In Stone City on a dreary 10 January 2013.
No, I am not happy about being here. I miss my home in Mexico with an ache beyond description. But I am determined not to belabor that. Since I am here, I have decided to show you around a bit more. I have this old farmhouse cleaned out to the point that I feel that I have the job surrounded. I can take a break and take a drive on occasion now.
The gravel road in front of the farmhouse has been generically referred to as the “Ridge Road” for as long as I can remember. If one follows it straight to the east for 17 miles as it wends its way along the ridge line, one comes to Stone City. Stone City derives its name from the vast white limestone quarries there. The fireplace in this house is constructed of that same white limestone.

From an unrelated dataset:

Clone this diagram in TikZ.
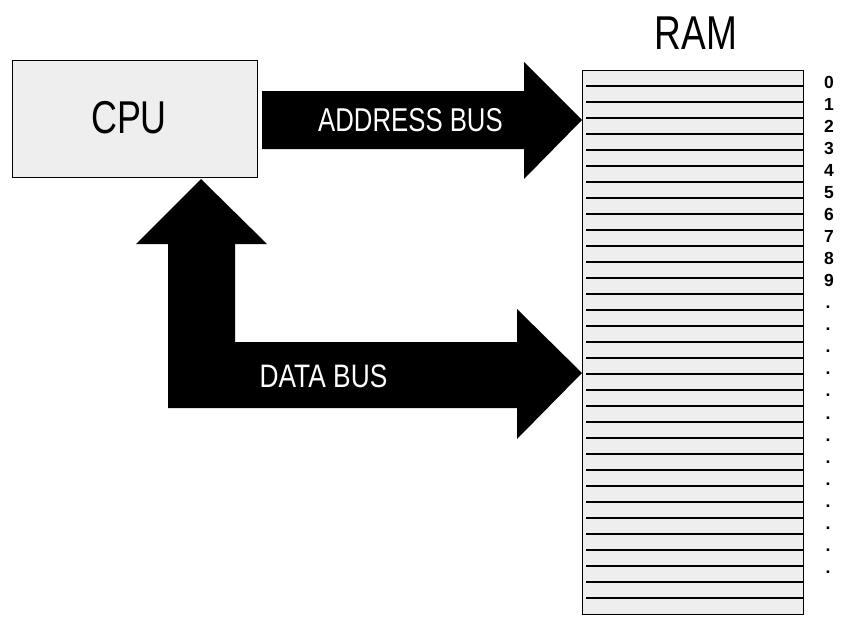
\documentclass[tikz,border=0pt]{standalone}
\usepackage{fontspec}
\setmainfont{Liberation Sans}
\newfontfamily\condfont[FakeStretch=0.78]{Liberation Sans}
\newfontfamily\condfontb[FakeStretch=0.81]{Liberation Sans}
\definecolor{boxgray}{HTML}{EEEEEE}
\begin{document}
\begin{tikzpicture}[x=1pt,y=-1pt,
  box/.style={draw=black, fill=boxgray, inner sep=0pt, anchor=north west},
  bus/.style={fill=black, draw=none},
  buslabel/.style={text=white, inner sep=0pt},
  title/.style={inner sep=0pt, text=black},
  addr/.style={inner sep=0pt, anchor=base, font=\bfseries\fontsize{17.5}{17.5}\selectfont},
  cell/.style={line width=1.3pt, black}
]
\useasboundingbox (0,0) rectangle (852,632);

% CPU
\node[box, line width=1pt, minimum width=245pt, minimum height=117pt] (cpu) at (12,60) {};
\node[title, font=\condfont\fontsize{46}{46}\selectfont] (cputext) at (129,118) {CPU};

% RAM
\node[box, line width=1.4pt, minimum width=221pt, minimum height=544pt] (ram) at (582,70) {};
\node[title, font=\condfont\fontsize{47.5}{47.5}\selectfont] (ramtext) at (696,33) {RAM};
\foreach \k in {0,...,32} {
  \draw[cell] (586,86+16*\k) -- (ram.east |- 0,86+16*\k);
}
\foreach \k in {0,...,9} {
  \node[addr] (n\k) at (829,88+22.07*\k) {\k};
}
\foreach \k in {10,...,22} {
  \node[addr] (n\k) at (828,88+22.07*\k) {.};
}

% Address bus
\coordinate (atip) at (ram.west |- 0,120);
\fill[bus] (262,91) -- (524,91) -- (524,62) -- (atip) -- (524,179) -- (524,149) -- (262,149) -- cycle;
\node[buslabel, font=\condfont\fontsize{33}{33}\selectfont] (addrlabel) at (410.5,120.5) {ADDRESS BUS};

% Data bus
\coordinate (dtip) at (ram.west |- 0,373);
\coordinate (utip) at (201,179);
\fill[bus] (utip) -- (267,244) -- (235,244) -- (235,342) -- (517,342) -- (517,309) -- (dtip)
  -- (517,439) -- (517,408) -- (168,408) -- (168,244) -- (136,244) -- cycle;
\node[buslabel, font=\condfontb\fontsize{32.5}{32.5}\selectfont] (datalabel) at (323.5,376.5) {DATA BUS};
\end{tikzpicture}
\end{document}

Stone City is Grant Wood country–Grant Wood, the big kahuna of the Regionalist movement in painting who converted Thomas Hart Benton. He painted many scenes in the neighborhood of Stone City in his then new Regionalist style. He included bits and pieces of Stone City in other paintings.
American Gothic, Chicago Art Institute.
I have decidedly mixed feelings about Grant Wood’s Regionalist style of which this is a good example only in subtle ways. I will grant him this though. This one was ingeniously titled. More about Grant Wood and Stone City–sometimes affectionately referred to as Stoned City–in the next entry. We will see what you think.
Actually, this is only a replica of the house in the painting that used to stand in Eldon. This is a false front. There is no second floor behind that famous, distinctive window here. Tourist kitsch, but well done kitsch. It appears authentic from the front and catches the eye.